In the debate, former UN Ambassador Nikki Haley and former Vice President Mike Pence, in particular, forcefully critiqued Ramaswamy for his ultra-isolationist foreign policy, arguing that his proposal to abandon Ukraine to Russia’s tender mercies would ultimately make the world far less stable. Haley also made efforts to critique Ramaswamy’s extraordinarily dangerous position on climate change. Chris Christie used Ramaswamy as a stand-in for the absent Donald Trump, beating up on him forcefully whenever the chance presented itself.
But Ramaswamy didn’t flinch. In fact, the more his opponents critiqued him, the more he seemed to relish the fight. In the week after the debate, with Ramaswamy’s bump in the polls, his rivals have continued to critique him, arguing that his foreign policy ideas, in particular, are dangerous to U.S. security.
It’s hard to see how Ramaswamy can thread a path to victory in 2024. He’s too similar in tone and bombast to Trump to win over moderate voters. And it’s highly unlikely that large numbers of Trump’s cultist followers will suddenly shift their loyalties to a mini-Trump. So, what was happening on that debate stage?
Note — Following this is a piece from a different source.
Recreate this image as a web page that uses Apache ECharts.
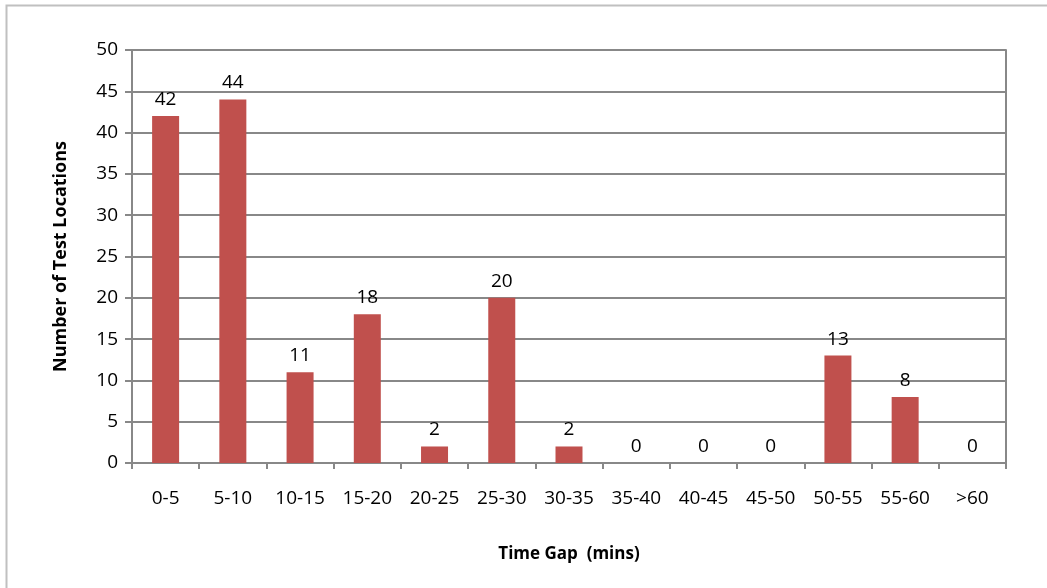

Perhaps the wealthy young business mogul was auditioning for a spot as Trump’s vice presidential candidate — after all, The Donald is fixated on how his acolytes perform on TV. Or maybe he was angling for a cabinet position in a future GOP administration. He could simply be seeding the ground for a more plausible presidential run two or three election cycles down the road. Whatever his motivations, it was quite a show. Ramaswamy has arrived on the national stage with a splash. He’s loathsome in his policies, ignorant in his prescriptions, dangerous in his denial of science and his willingness to pour oil onto burning culture war fires. He is, in other words, a perfect fit for the GOP of the 2020s.